A 23-year-old law student in Melbourne, Australia has brought what is described as a “world-first” climate lawsuit against the Australian government for failing to disclose climate-related risks to holders of government bonds. The climate crisis poses a material financial risk to investors in Australian sovereign bonds, the lawsuit contends, and the government has a legal duty to disclose these risks.
Katta O’Donnell is the plaintiff in the lawsuit filed July 22 in the Federal Court of Australia. O’Donnell is a law student at La Trobe University and herself a holder of government bonds. According to the Guardian, O’Donnell “said young Australians owned bonds through their superannuation funds but were in the dark about government assessments of the climate risk their investment faced.” She brought the lawsuit as a class action representing other holders of government bonds, which are a type of investment of loaning money to the government. David Barnden of Equity Generation Lawyers, attorney Thomas Wood and former federal court judge Ron Merkel are the lawyers representing O’Donnell.
According to the Equity Generation Lawyers website, this case (O’Donnell v. The Commonwealth) is the “first case in the world dealing with climate as a material risk to the sovereign bond market.” The complaint says that Australia “breached its duty” by “failing to disclose any information about Australia’s Climate Change Risks.” These risks include the physical impacts of climate change like extreme weather events, financial impacts resulting from the transition away from fossil fuels, and other related economic risks in the context of a delayed response to the climate crisis.
The lawsuit seeks a court order declaring the government breached its legal duty to disclose material risks and preventing the government from further promoting sovereign bonds until it complies with its duty to disclose climate-related risks.
This is the first climate lawsuit in the world taking a national government to court over financial risks investors face as governments continue to prop up the fossil fuel sector that is driving the climate crisis. As Equity Generation Lawyers explains, “Australia’s lack of credible [climate] policies is expected to ultimately cost the economy when a sudden and disorderly transition [away from fossil fuels] occurs.”
Institutional investors and financial entities are increasingly recognizing that the climate crisis poses a systemic economic risk in Australia and around the world. The Reserve Bank of Australia, the country’s independent central bank, warned of systemic climate risks to Australia’s economy and other central banks have made similar warnings.
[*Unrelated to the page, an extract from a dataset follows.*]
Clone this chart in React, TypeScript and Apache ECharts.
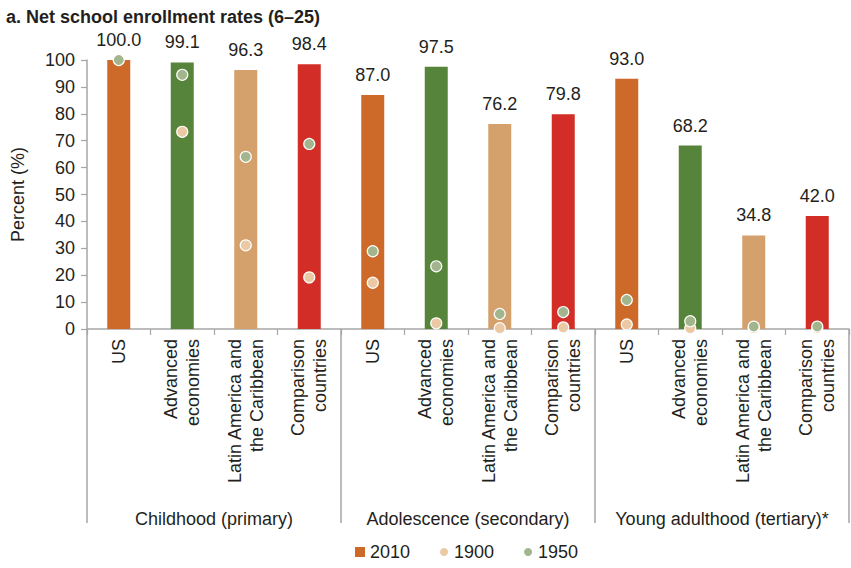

In the U.S. a group of large investors holding almost $1 trillion in assets sent a letter to the Federal Reserve on July 21 arguing that climate change is a systemic risk to the economy and urging the adoption of climate-related risk disclosures.
As O’Donnell said, as reported by the Guardian, it is clear that climate change is a present danger and will only get more severe. “It’s time the government told the public about the impact climate change will have on our future and the economy,” she said.